In 1958 the well known crime writer and Grand Master of the Mystery Writers of America (1993) released his first novel. Though at this point, he was writing lesbian pulp novels under the pseudonym Lesley Evans. Numerous pen names followed including Sheldon Lord, Andrew Shaw and Jill Emerson.
Over 50 years later, he’s chosen to return to his roots and resurrect the name Jill Emerson. Teaming up with Hard Case Crime and Titan books, his comeback novel is bluntly titled, Getting Off. And with a tagline of ‘a novel of sex and violence,’ it pretends to be nothing apart from the crime pulp it is.
Getting Off is based around a young lady called Katherine, although hardly anyone knows her by this name as she jumps from city to city and name to name as quickly as she jumps from one bed to another. After being groomed and sexually abused by her father at an early age, her outlook of sex is unsurprisingly jaded. After she beds a man, she kills him, robs him and then moves onto the next one in a mental cleansing routine. Problem is, for one reason or another, there were five men who escaped with their lives and this she needs to change. The novel follows her as she hunts, beds and kills the men on her list. But what happens if she can’t wipe the slate clean and can she really stop the killing if she does?
This book is everything you would probably expect by simply looking at the cover. Sex, drugs, murder, lust, lesbians and even a drop of necrophilia as the icing on the cake. The writing is enjoyable and the pacing is well structured to keep you engrossed. Saying that, the main story does seem to end ¾ of the way in, then the last quarter is just pure lesbian sex. But that’s point, right! If you’re a fan of literary prize winners and indepth other world fantasy, this will not be for you but that’s not surprising as it’s not aimed at that kind of person. There is a huge market for these vintage, 50’s style pulp novels and Block does tick all the boxes that I imagine anyone would want from this style of book. It’s fast, it’s fun, it’s pulp!
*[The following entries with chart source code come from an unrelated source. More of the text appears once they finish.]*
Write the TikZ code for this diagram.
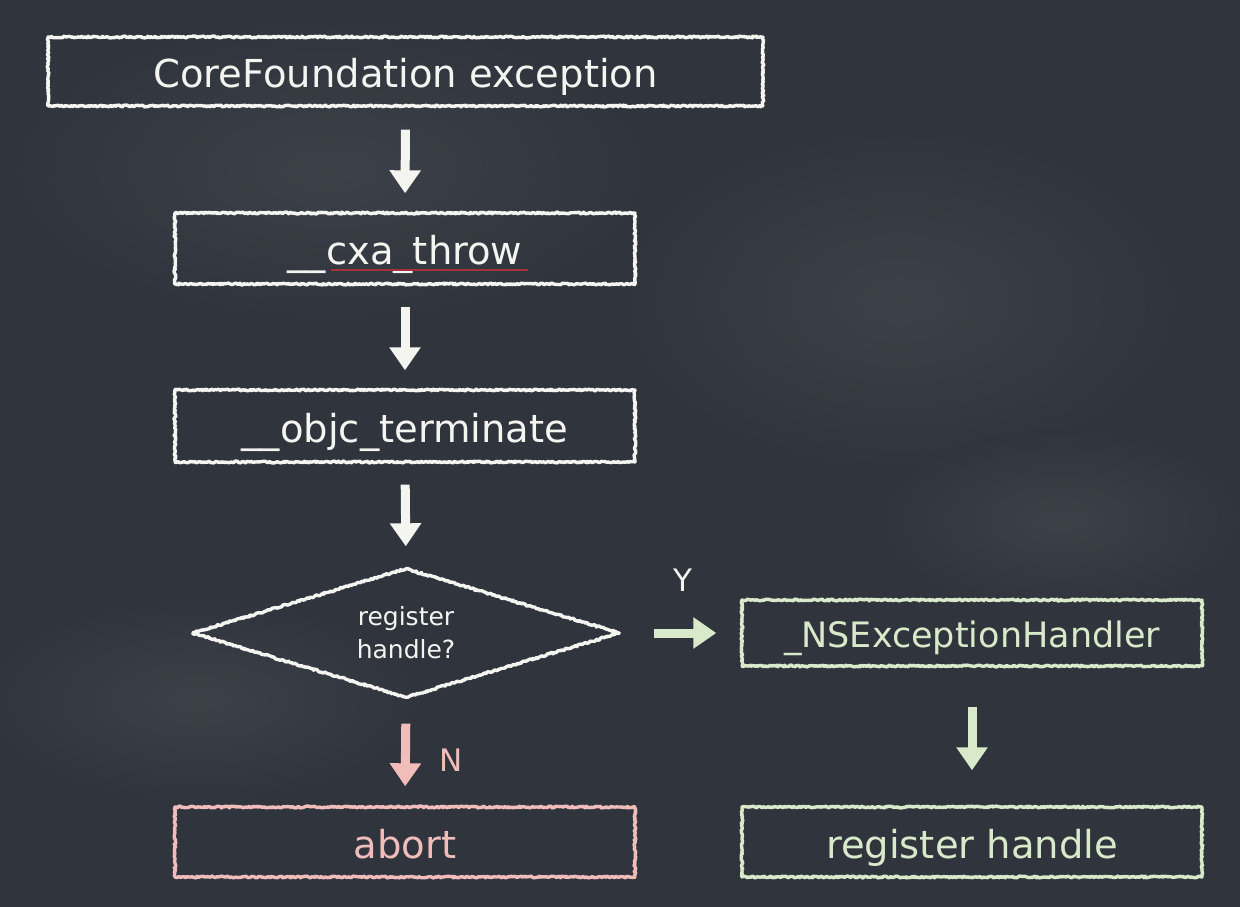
\documentclass[tikz,border=0pt]{standalone}
\usepackage{fontspec}
\setmainfont{DejaVu Sans}
\usetikzlibrary{arrows.meta,shapes.geometric,decorations.pathmorphing}
\definecolor{board}{HTML}{30353D}
\definecolor{chalkw}{HTML}{F4F4F1}
\definecolor{chalkg}{HTML}{D9EACB}
\definecolor{chalkr}{HTML}{F1BDBA}
\definecolor{squig}{HTML}{A5313A}
\tikzset{
  chalkbox/.style={draw=#1, text=#1, line width=3.4pt, line join=round, decorate,
    decoration={random steps, segment length=1.4pt, amplitude=0.9pt},
    inner sep=0pt, font=\fontsize{38.5}{44}\selectfont},
  boxtext/.style={text height=#1, text depth=0pt},
  flow/.style={draw=#1, line width=9pt,
    -{Triangle[width=30pt,length=23pt]}},
  lbl/.style={text=#1, font=\fontsize{31}{36}\selectfont, inner sep=0pt},
  smudge/.style={inner color=board!94!white, outer color=board},
}
\begin{document}
\begin{tikzpicture}[x=1pt,y=-1pt]
\useasboundingbox (0,0) rectangle (1240,907);
\fill[board] (0,0) rectangle (1240,907);
% faint chalk smudges
\shade[smudge] (330,170) ellipse (320 and 150);
\shade[smudge] (900,300) ellipse (280 and 170);
\shade[smudge] (1060,520) ellipse (180 and 90);
\shade[smudge] (200,700) ellipse (220 and 100);

\node[chalkbox=chalkw, boxtext=32pt, minimum width=715pt, minimum height=69pt] (cf) at (405.5,71.5) {CoreFoundation exception};
\node[chalkbox=chalkw, boxtext=32pt, minimum width=460pt, minimum height=71pt] (cxa) at (405,248.5) {\_\_cxa\_throw};
\node[chalkbox=chalkw, boxtext=32pt, minimum width=460pt, minimum height=72pt] (objc) at (405,426) {\_\_objc\_terminate};
\node[chalkbox=chalkw, diamond, aspect=3.3, minimum width=428pt, minimum height=130pt, align=center,
      font=\fontsize{25}{33}\selectfont] (reg) at (406,633) {register\\handle?};
\node[chalkbox=chalkg, boxtext=29pt, minimum width=460pt, minimum height=66pt,
      font=\fontsize{35}{40}\selectfont] (ns) at (972,633) {\_NSExceptionHandler};
\node[chalkbox=chalkg, boxtext=32pt, minimum width=460pt, minimum height=70pt] (rh) at (972,842) {register handle};
\node[chalkbox=chalkr, boxtext=32pt, minimum width=460pt, minimum height=70pt] (ab) at (405,842) {abort};

% spell-check squiggle under cxa_throw
\coordinate (sq1) at (331,270);
\coordinate (sq2) at (528,270);
\draw[squig, line width=1.6pt] (sq1) -- (sq2);

\draw[flow=chalkw, shorten <=22pt, shorten >=18pt] (cf.south) -- (cxa.north);
\draw[flow=chalkw, shorten <=21pt, shorten >=18pt] (cxa.south) -- (objc.north);
\draw[flow=chalkw, shorten <=21pt, shorten >=20pt] (objc.south) -- (reg.north);
\draw[flow=chalkr, shorten <=24pt, shorten >=19pt] (reg.south) -- (ab.north);
\draw[flow=chalkg, shorten <=32pt, shorten >=24pt] (reg.east) -- (ns.west);
\draw[flow=chalkg, shorten <=39pt, shorten >=35pt] (ns.south) -- (rh.north);

\node[lbl=chalkw] (y) at (683,580) {Y};
\node[lbl=chalkr] (n) at (451,760) {N};
\end{tikzpicture}
\end{document}
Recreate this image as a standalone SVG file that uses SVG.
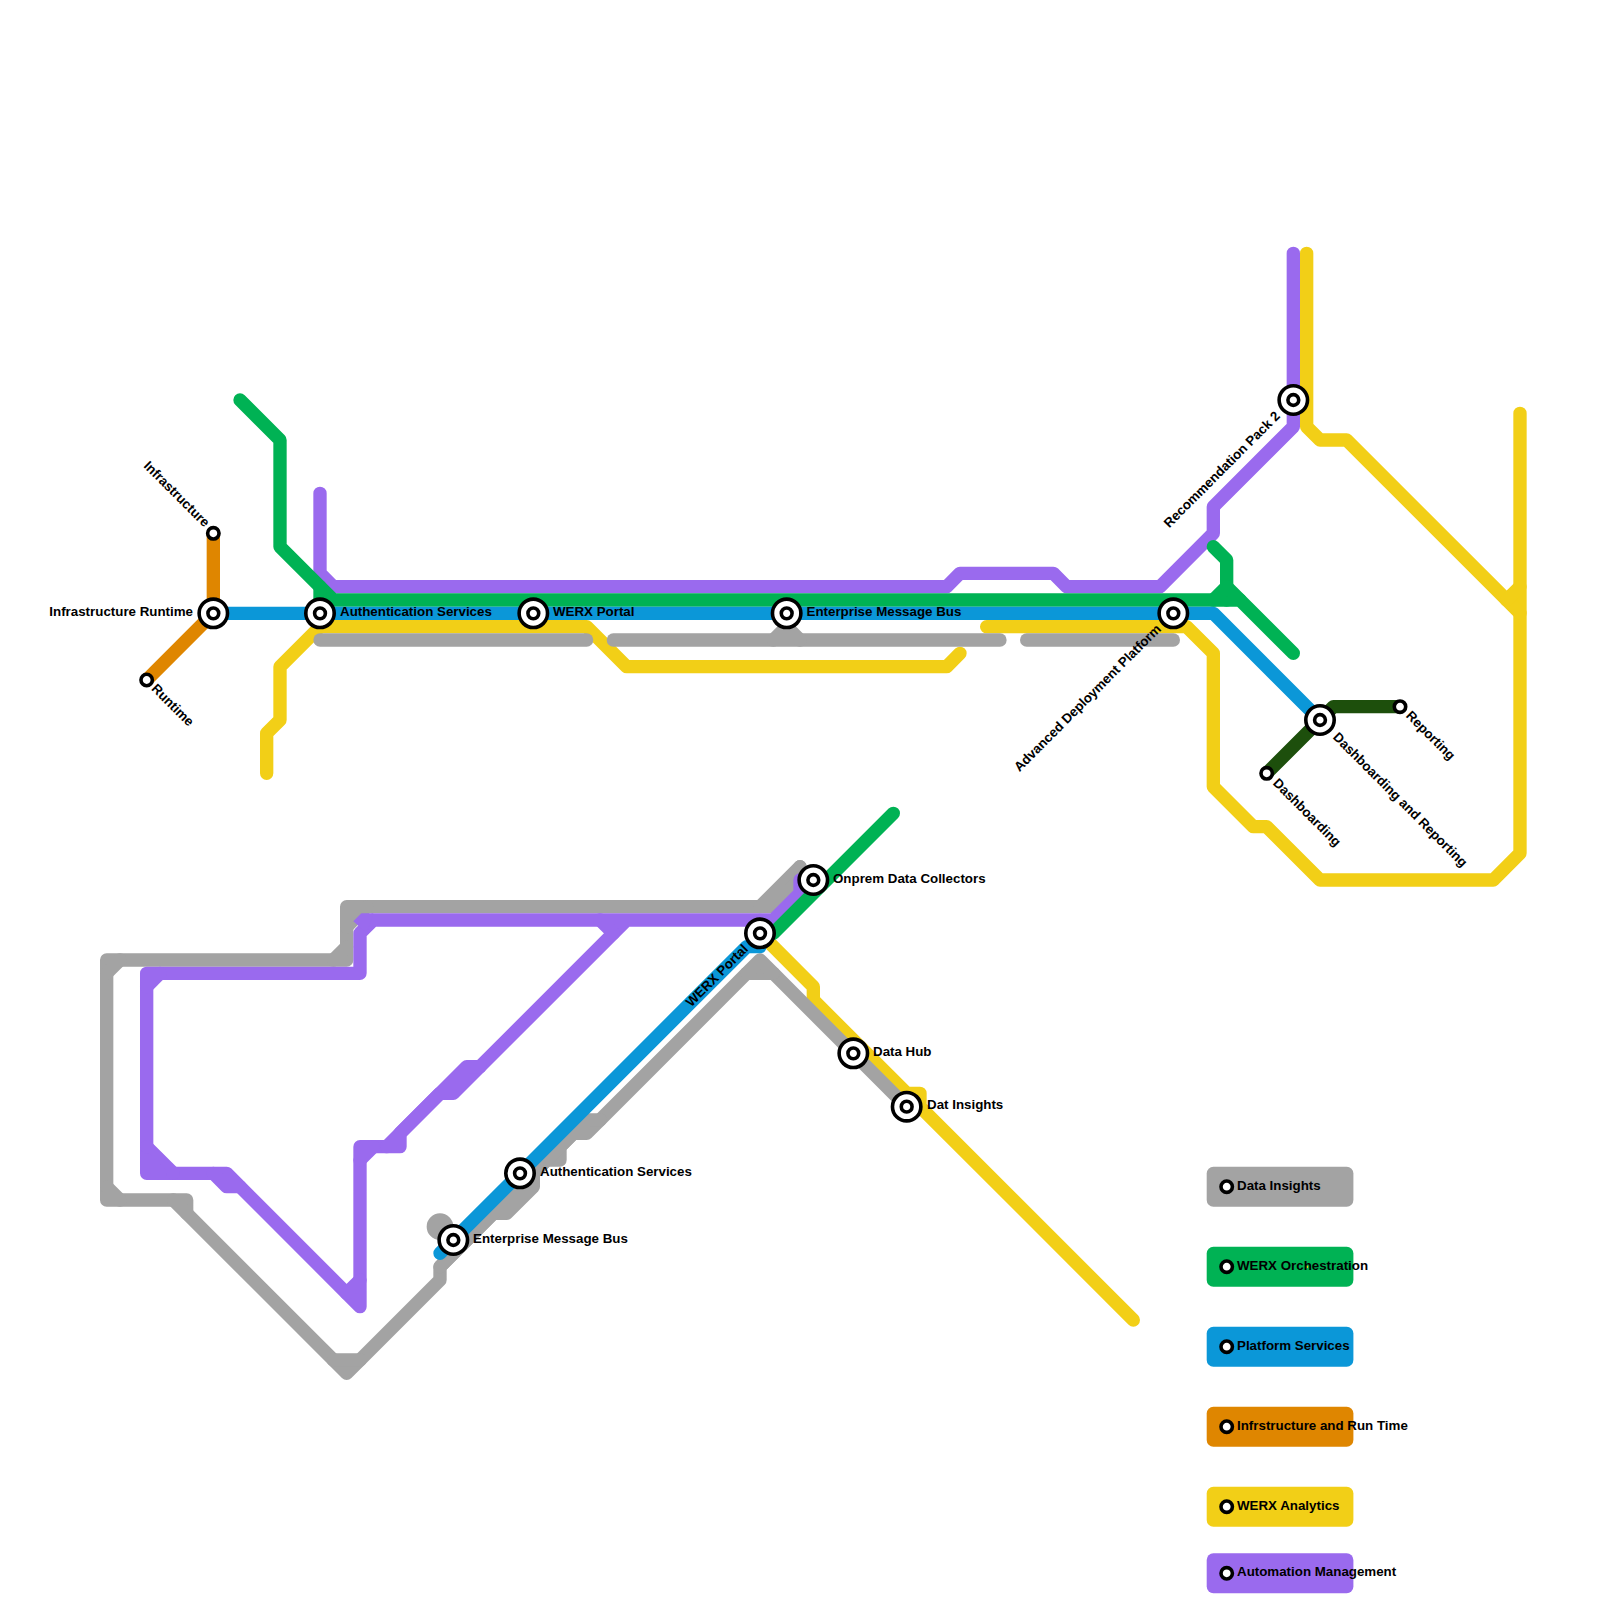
<svg xmlns="http://www.w3.org/2000/svg" width="1600" height="1600" viewBox="0 0 1600 1600">
<style>
.l{fill:none;stroke-width:1;stroke-linecap:round;stroke-linejoin:round}
.gy{stroke:#a3a3a3}.yl{stroke:#f2cf17}.pu{stroke:#9a6aee}.gn{stroke:#00b254}.bl{stroke:#0b97d8}.or{stroke:#df8600}.dg{stroke:#1d4f0c}
text{font-family:"Liberation Sans",Arial,sans-serif;font-size:13.33px;font-weight:bold;fill:#000}
.e{text-anchor:end}
.ring{fill:#fff;stroke:#000;stroke-width:3.6}
</style>
<defs>
<g id="big"><circle class="ring" r="14.2"/><circle class="ring" r="5.4"/></g>
<circle id="small" class="ring" r="5.7"/>
</defs>
<rect width="1600" height="1600" fill="#fff"/>
<g id="connectors" transform="scale(13.3333)">
<g class="l yl">
<polyline points="20,58 20,55 21,54 21,50 24,47 44,47 47,50 71,50 72,49"/>
<polyline points="74,47 89,47 91,49 91,59 94,62 95,62 99,66 112,66 114,64 114,31"/>
<polyline points="98,19 98,32 99,33 101,33 114,46"/>
<polyline points="113,45 114,44"/>
<polyline points="57,70 61,74 61,75 68,82 69,82 69,83 85,99"/>
</g>
<g class="l gy">
<polyline points="24,48 44,48"/>
<polyline points="46,48 75,48"/>
<polyline points="58,48 59,47 60,48"/>
<polyline points="77,48 88,48"/>
<polyline points="60,65 57,68 26,68 26,72 8,72 8,90 14,90 14,91"/>
<polyline points="13,90 26,103 27,102 33,96 33,95 37,91 38,91 40,89 40,88 41,87 42,87 42,86 43,85 44,85 45,84 56,73 58,73 68,83"/>
<polyline points="33,95 44,84 45,84"/>
<polyline points="60,65 60,66 58,68 57,68"/>
<polyline points="56,73 57,72 58,73"/>
<polyline points="25,102 27,102"/>
<polyline points="25,72 26,71"/>
<polyline points="26,69.5 27.5,68"/>
<polyline points="9,72 8,73"/>
<polyline points="8,89 9,90"/>
<circle cx="33" cy="92" r="0.5" fill="#a3a3a3"/>
</g>
<g class="l pu">
<polyline points="24,37 24,43 25,44 71,44 72,43 79,43 80,44 87,44 91,40 91,38 97,32 97,19"/>
<polyline points="60,66 60,67 58,69 28,69 27,70 27,73 11,73 11,88 17,88 27,98 27,86 30,86 30,85 33,82 34,82 47,69"/>
<polygon points="26.5,69.1 27.1,68.5 28,68.5 27.5,70" fill="#9a6aee" stroke="none"/>
<polyline points="11,74 12,73"/>
<polyline points="11,86 13,88"/>
<polyline points="11,87 12,88"/>
<polyline points="16,88 17,89 18,89"/>
<polyline points="26,97 27,96"/>
<polyline points="27,87 28,86"/>
<polyline points="29,86 35,80 36,80"/>
<polyline points="45,69 46,70"/>
</g>
<g class="l gn">
<polyline points="18,30 21,33 21,41 25,45 93,45 97,49"/>
<polyline points="24,44 24,46"/>
<polyline points="91,41 92,42 92,45"/>
<polyline points="91,45 92,44 93,45"/>
<polyline points="57,70 58,70 67,61"/>
</g>
<g class="l bl">
<polyline points="16,46 91,46 99,54"/>
<polyline points="33,94 56,71 57,71 57,70"/>
</g>
<polyline class="l or" points="16,40 16,46 11,51"/>
<polyline class="l dg" points="95,58 99,54 100,53 105,53"/>
</g>
<g id="legend-data-insights"><rect x="1206.7" y="1166.7" width="146.7" height="40" rx="6.7" fill="#a3a3a3"/><use href="#small" x="1226.7" y="1186.7"/><text x="1237" y="1189.5">Data Insights</text></g>
<g id="legend-werx-orchestration"><rect x="1206.7" y="1246.7" width="146.7" height="40" rx="6.7" fill="#00b254"/><circle cx="1306.7" cy="1266.7" r="1.5" fill="#f2cf17"/><use href="#small" x="1226.7" y="1266.7"/><text x="1237" y="1269.5">WERX Orchestration</text></g>
<g id="legend-platform-services"><rect x="1206.7" y="1326.7" width="146.7" height="40" rx="6.7" fill="#0b97d8"/><use href="#small" x="1226.7" y="1346.7"/><text x="1237" y="1349.5">Platform Services</text></g>
<g id="legend-infrastructure"><rect x="1206.7" y="1406.7" width="146.7" height="40" rx="6.7" fill="#df8600"/><use href="#small" x="1226.7" y="1426.7"/><text x="1237" y="1429.5">Infrstructure and Run Time</text></g>
<g id="legend-werx-analytics"><rect x="1206.7" y="1486.7" width="146.7" height="40" rx="6.7" fill="#f2cf17"/><use href="#small" x="1226.7" y="1506.7"/><text x="1237" y="1509.5">WERX Analytics</text></g>
<g id="legend-automation"><rect x="1206.7" y="1553.3" width="146.7" height="40" rx="6.7" fill="#9a6aee"/><use href="#small" x="1226.7" y="1573.3"/><text x="1237" y="1576">Automation Management</text></g>
<g id="st-infrastructure-runtime"><use href="#big" x="213.33" y="613.33"/><text class="e" x="193" y="616">Infrastructure Runtime</text></g>
<g id="st-infrastructure"><use href="#small" x="213.33" y="533.33"/><text class="e" transform="translate(207,525) rotate(45)" y="4">Infrastructure</text></g>
<g id="st-runtime"><use href="#small" x="146.67" y="680"/><text transform="translate(153.5,686.5) rotate(45)" y="4">Runtime</text></g>
<g id="st-auth1"><use href="#big" x="320" y="613.33"/><text x="340" y="616">Authentication Services</text></g>
<g id="st-portal1"><use href="#big" x="533.33" y="613.33"/><text x="553" y="616">WERX Portal</text></g>
<g id="st-emb1"><use href="#big" x="786.67" y="613.33"/><text x="806.5" y="616">Enterprise Message Bus</text></g>
<g id="st-adp"><use href="#big" x="1173.33" y="613.33"/><text class="e" transform="translate(1159,627) rotate(-45)" y="4">Advanced Deployment Platform</text></g>
<g id="st-rec"><use href="#big" x="1293.33" y="400"/><text class="e" transform="translate(1278,414) rotate(-45)" y="4">Recommendation Pack 2</text></g>
<g id="st-dash-rep"><use href="#big" x="1320" y="720"/><text transform="translate(1335,735) rotate(45)" y="4">Dashboarding and Reporting</text></g>
<g id="st-reporting"><use href="#small" x="1400" y="706.67"/><text transform="translate(1408,713.5) rotate(45)" y="4">Reporting</text></g>
<g id="st-dashboarding"><use href="#small" x="1266.67" y="773.33"/><text transform="translate(1275,781) rotate(45)" y="4">Dashboarding</text></g>
<g id="st-portal2"><use href="#big" x="760" y="933.33"/><text class="e" transform="translate(746,947) rotate(-45)" y="4">WERX Portal</text></g>
<g id="st-onprem"><use href="#big" x="813.33" y="880"/><text x="833" y="883">Onprem Data Collectors</text></g>
<g id="st-datahub"><use href="#big" x="853.33" y="1053.33"/><text x="873" y="1056">Data Hub</text></g>
<g id="st-datinsights"><use href="#big" x="906.67" y="1106.67"/><text x="927" y="1109">Dat Insights</text></g>
<g id="st-auth2"><use href="#big" x="520" y="1173.33"/><text x="540" y="1176">Authentication Services</text></g>
<g id="st-emb2"><use href="#big" x="453.33" y="1240"/><text x="473" y="1243">Enterprise Message Bus</text></g>
</svg>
Along with being able to review this title, Lawrence Block was also kind enough to take a moment out of his busy schedule to answer a few quick questions for us.
Starburst: What inspired you to bring back your old pseudonym Jill Emerson after all this time?
Lawrence Block: I felt that an open pen name, "Lawrence Block writing as Jill Emerson," would help to indicate that Getting Off is categorically different than most of what I've been writing in recent years.
Have any of your previous female characters or characters in any other fiction you have enjoyed, influenced your female lead in Getting Off?
Influenced? I wouldn't think so. But Kit Tolliver might feel a kinship with Susan Pomerance of Small Town.
Were you ever tempted to tone down the sexual nature of the book to become more mainstream?
No, I knew I liked it just the way it was. And I was encouraged throughout by my editor, Charles Ardai of Hard Case Crime, who didn't seem in any way deterred by the book's sexual intensity.
Are you going to be continuing to write as Jill Emerson and if so, where are you going from here?
I really don't know. But the keen reception Getting Off's had is gratifying, as are the strong eBook sales of Jill's seven-volume backlist.
After becoming such a well known and prolific writer, are you still influenced by or admire any other specific writers?
Too many to name!
Do you have any advice for aspiring writers trying to get into a similar field of work?
Well, I've written half a dozen instructional books for writers, so I evidently do. But I think the most important piece of advice I can offer is this: Write to please yourself.